Report cards don’t come out for over a week after the reporting period ends. We don’t have to anxiously wait for it and there are no surprises. Parents can also set up the system to notify them when a grade for a class falls below a number of their choice. The application also sends emails with grades based on the parents’ preferences.
One time I discovered she had an unexcused absence by signing on to the grade viewer. It was my fault and I corrected it right away. No waiting for the report card with the unexcused absence marked.
All levels of the PTA have great resources online. Guides for officers, logos for use in newsletters and web sites, rules for contests and much more. I manage the web sites for two school PTAs and one council PTA.
I manage the Reflections contest for one school. The form and rules are posted on the school’s PTA web site — so no killing trees by leaving forms at school where the middle schoolers often take for doodling purposes. I left forms at school in the office plus I made small postcards with the web address and spread them throughout the school.

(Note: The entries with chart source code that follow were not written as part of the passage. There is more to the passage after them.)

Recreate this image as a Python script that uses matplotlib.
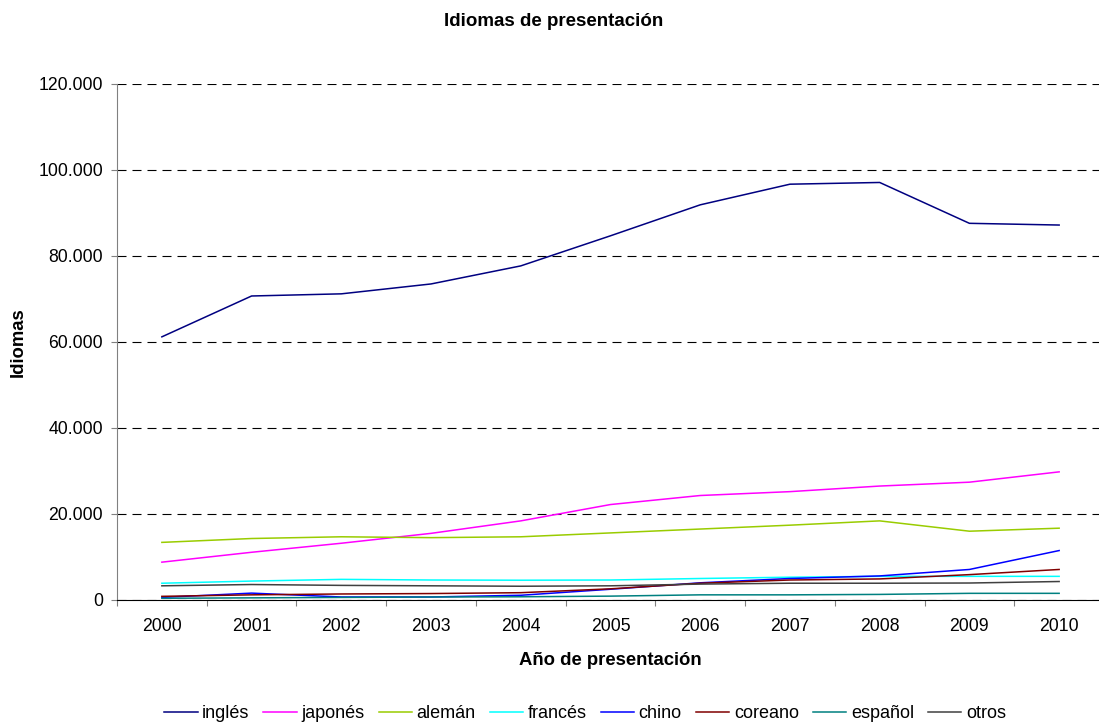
import numpy as np
import matplotlib.pyplot as plt
from matplotlib.ticker import FuncFormatter

plt.rcParams['font.family'] = ['Liberation Sans', 'DejaVu Sans']

# Datos
years = ['2000', '2001', '2002', '2003', '2004', '2005', '2006', '2007', '2008', '2009', '2010']
ingles = [61200, 70700, 71200, 73500, 77700, 84700, 91900, 96700, 97100, 87600, 87200]
japones = [8800, 11100, 13200, 15500, 18400, 22200, 24300, 25200, 26500, 27400, 29800]
aleman = [13400, 14300, 14700, 14500, 14700, 15600, 16500, 17400, 18400, 16000, 16700]
frances = [3900, 4400, 4800, 4650, 4600, 4650, 5000, 5300, 5500, 5500, 5500]
chino = [600, 1600, 700, 700, 1100, 2500, 4000, 5000, 5600, 7100, 11500]
coreano = [850, 1200, 1400, 1500, 1700, 2600, 3900, 4650, 4900, 5900, 7100]
espanol = [400, 500, 600, 700, 750, 900, 1200, 1200, 1300, 1550, 1550]
otros = [3300, 3600, 3400, 3300, 3200, 3300, 3700, 3900, 3900, 3950, 4300]

series = [
    ('inglés', ingles, '#000080'),
    ('japonés', japones, '#FF00FF'),
    ('alemán', aleman, '#99CC00'),
    ('francés', frances, '#00FFFF'),
    ('chino', chino, '#0000FF'),
    ('coreano', coreano, '#800000'),
    ('español', espanol, '#008080'),
    ('otros', otros, '#404040'),
]

fig = plt.figure(figsize=(10.99, 7.24), dpi=100)
# the plot area runs a little past the right edge, like the original
ax = fig.add_axes([117 / 1099, 1 - 600 / 724, (1104 - 117) / 1099, (600 - 84) / 724])

x = np.arange(len(years))
for name, vals, col in series:
    ax.plot(x, vals, color=col, lw=1.1, label=name)

ax.set_xlim(-0.5, len(years) - 0.5)
ax.set_ylim(0, 120000)
ax.set_yticks(np.arange(0, 120001, 20000))
ax.yaxis.set_major_formatter(FuncFormatter(lambda v, p: f'{int(v):,}'.replace(',', '.')))
ax.grid(axis='y', color='black', ls=(0, (8.1, 5.4)), lw=0.8)
ax.set_axisbelow(True)

# ticks between categories, labels at centers
ax.set_xticks(np.arange(-0.5, len(years), 1.0))
ax.set_xticklabels([])
ax.set_xticks(x, minor=True)
ax.set_xticklabels(years, minor=True)
ax.tick_params(axis='x', which='major', length=4.5, direction='out', color='#808080')
ax.tick_params(axis='x', which='minor', length=0, pad=13, labelsize=12.7)
ax.tick_params(axis='y', length=4.5, color='#808080', labelsize=12.7, pad=5.5)

for s in ['top', 'right']:
    ax.spines[s].set_visible(False)
ax.spines['left'].set_color('#808080')
ax.spines['bottom'].set_color('black')

ax.set_xlabel('Año de presentación', fontsize=13.3, fontweight='bold', labelpad=12)
ax.set_ylabel('Idiomas', fontsize=13.3, fontweight='bold')
ax.yaxis.set_label_coords(-0.091, 0.5)
fig.text(554 / 1099, 1 - 22 / 724, 'Idiomas de presentación', ha='center', va='center',
         fontsize=13.5, fontweight='bold')

fig.legend(loc='center', bbox_to_anchor=(585 / 1099, 1 - 714 / 724), ncol=8, frameon=False,
           fontsize=13, handlelength=1.85, handletextpad=0.25, columnspacing=0.78,
           borderpad=0, borderaxespad=0)

fig.savefig('out.png', dpi=100)
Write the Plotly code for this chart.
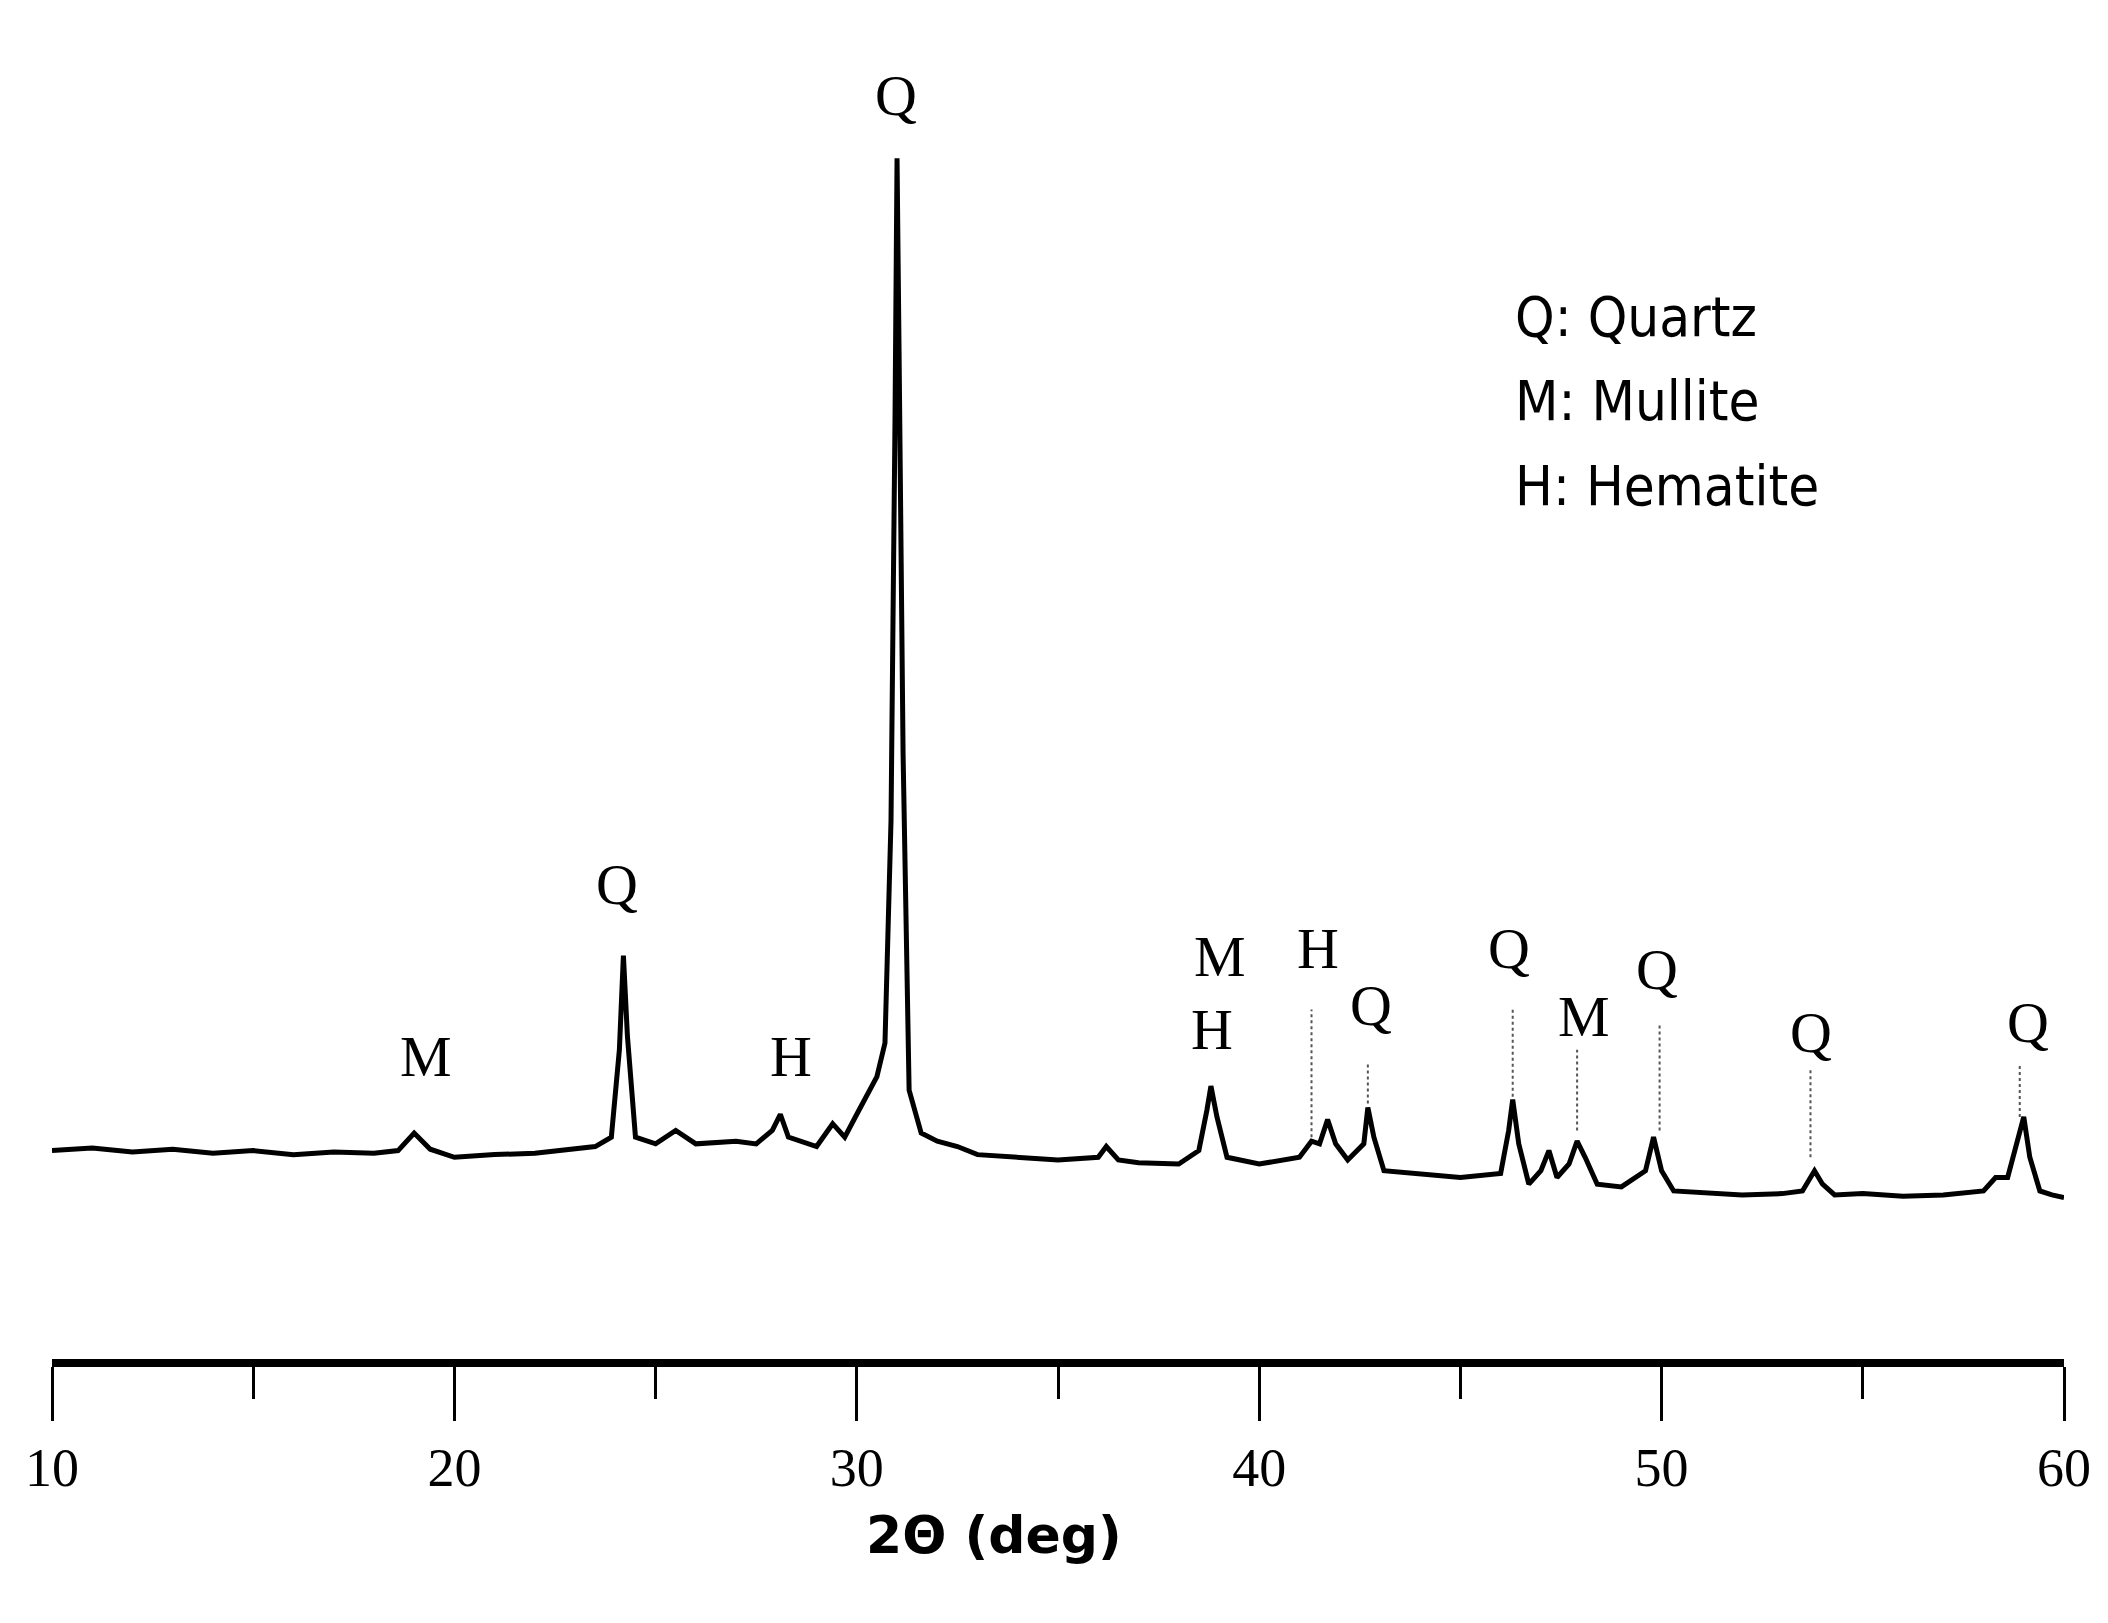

I can see how other school volleyball teams are doing. I knew about the web site, but thought there was no information on volleyball because the pages were blank. The coach confirmed that this was the place to go for scores. I didn’t dig deep enough (the site isn’t well designed — even Paul thought the same thing).
The site shows scores for all middle school and high school sports. The scores, however, depend on the coaches entering the information.
School District Information
Our local district sends an email newsletter and schools can create their own distribution lists for sending emails. My child’s middle school emails every Friday with the upcoming week’s events along with any news and announcements.
Volunteers must register every new school year because the district runs criminal checks. Volunteers could commit a crime any time between school years. Our district’s web site allows us to register online every year. We have to do one thing offline — have a form notarized for the school.
The district’s web site also provides a web page for each school so we can get email addresses, contact names and phone numbers, and links to the school’s official web page. We also access grades, absences, and meal accounts from the web site.
Our newsletter editor and volunteer hardly has to set foot outside her home to get the newsletter approved and copied. She emails a PDF version for approval and then emails it to the printer for printing and delivery.
My youngest attends preschool and we can view his classroom as well as a couple of central rooms like the gym and playground. Parents can only access the room their children are in and not others. I love checking on him and watch him interact with other kids. Kids tend to behave differently around parents, so it’s great seeing how he is with other kids.
What technology have you seen schools use to help parents and children?